If you can't read the text, it's this:
You probably thought it was smart to buy a foreign import of superior quality, with better mileage and resale value. Maybe you even thought that years of market share loss might prod us into rethinking our process and redesigning our products with better quality in mind. But you forgot one thing: We spend a shitload of money on lobbyists. So now you're out $25 billion, plus the cost of your Subaru. Maybe next time you'll buy American like a real man. Either way, we're cool.Isn't that hilarious? BTW, the average cost of the bailout is $250 per household. Which is not the real cost, as 40% of the population do not pay federal income taxes. So if you're not part of that bottom bracket (lucky guy!) you're paying even more.
Of course, this pales in comparison to the $7000 per household that we're pushing to our good friends in the financial industry. If you really want someone to be pissed at, punch the next investment banker you see right in the face. He deserves it 28 times more than a car industry executive.
Special X-Mas thank you to Devin for the linkage.
6 comments:
I must have subconsciously stored your italicized 'hilarious' and used it for my own purposes. Is it less work to comment on it than change it? Probably not.
My favorite, by which I mean 'the most annoying', part of this is that much of the money will be coming from funds previously allocated to help make cars more fuel-efficient. Is there any minute detail of this 'bailout' that is not completely fucked up?
Even just calling it a "bailout" is a fucking joke, since everybody knows that these companies are STILL going to fail anyway. Maybe it'll just take a couple of extra months.
Only issue I have with this whole shit can is that I am not getting a gazillion emails in my inbox saying write your senator, etc. and demand they not support this bill, like we did with the bank bailout. Why not or is it proof that we are so fucked in our addiction to oil that we are willing to do this.
Oh and your welcome!
Hail Hallah :)
The reason you're not seeing a huge backlash from the left is because of how central the Big 3 are to our manufacturing base. We don't make much of anything here anymore, and if the auto makers go bankrupt they're going to eviscerate what's left of that base. We're going to see mass layoffs, lost pensions and reduced worker's rights when the inevitable happens.
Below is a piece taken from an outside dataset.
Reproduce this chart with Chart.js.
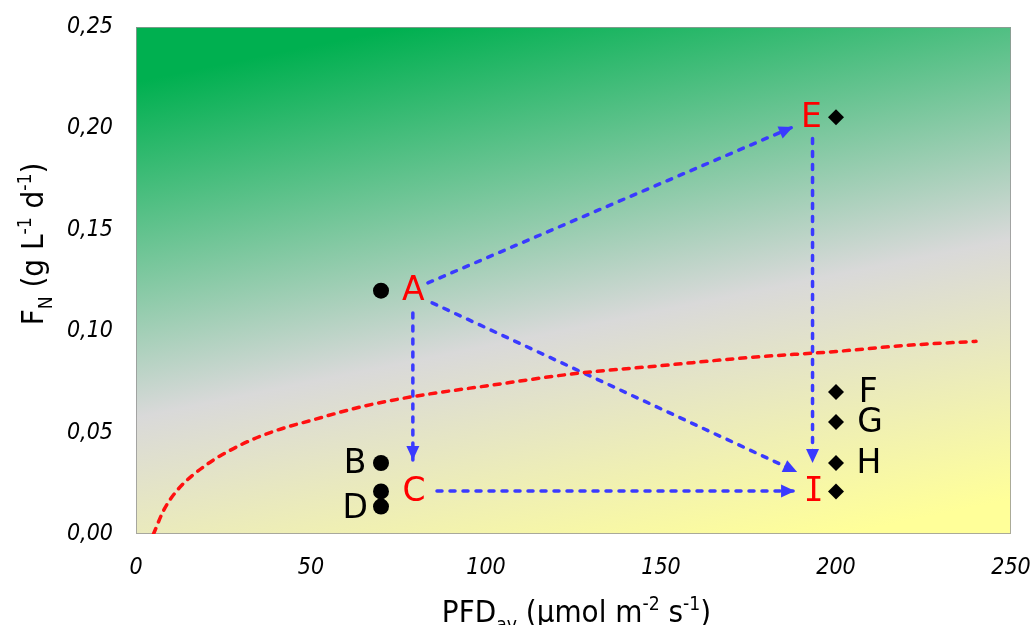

That breaks the weepy little hearts of liberals all over. I'm one of them, but what's good for the goose and all that. I don't think we should bail out the investment firms, and the logic is the same for the auto makers. Fuck 'em all. The economy is going to crash either way, but the way things are going we're going to find that we're saddled with the same crappy institutions on the other side of recovery.
Ending up with the same crappy institutions means there has been no recovery, in my view. Not to nitpick, because I think your assessment is correct.
This whole Wall St. vs. Detroit issue is really an excellent illustration of American classism, the primary cause of all our troubles and divisions. On the Detroit side, what we see is three big companies that are essentially guilty of stupidity and mismanagement. They have to beg and grovel for a few billion dollars to keep themselves going, while providing the framework for millions of blue-collar American jobs. On the Wall Street side, what we've seen is not so much stupidity but greed, corruption, and malevolence. Investment banks didn't go under because they were merely stupid. They went under because they aggressively pursued Enron-like accounting schemes to hide risk and debt. In the same way that we can't forever simply print more money to pay for these bailouts without deferred, disastrous consequences, the investment banks couldn't forever fabricate profits out of thin air without the consequences growing increasingly damaging.
Yet the Wall Street firms walk away with hundreds of billions of dollars, with virtually no strings attached. The US automakers must grovel for a fraction of that cash while (presumably) being forced to make concessions and agree to all kinds of terms.
The best guess I can make about why the two groups were treated so differently is this: rich people benefited greatly from Wall Street's corruption, and those rich people don't buy American cars.
And please don't infer from what I wrote above that I support an NSA bailout for the "big 3" like Wall Street got. I don't. I think public money should be invested, not thrown away, and cars made by those companies are not a prudent investment. It makes no sense at all to give $35 Billion to three companies that you could by for less than a third of that. I say buy all three of them and turn them into two companies: one would continue to make parts for all those Ford, GM and Chrysler cars so the ones on the road can continue to be serviced with a plan to phase out that business over X number of years, and the other company would be a government-run enterprise devoted to rebuilding our national infrastructure with all of that displaced labor redirected to a new grid, the development of wind, solar, and geothermal power, and so on.
With a sufficiently grand and radical plan to revitalize our national infrastructure, it seems to me that the 2.5 to 4 million people who are indirectly employed by the big 3 could be repurposed quite easily. It's a big country, and we've got some damned big jobs to do. Keeping the worst, most backwards companies in a dying industry afloat should not be one of them.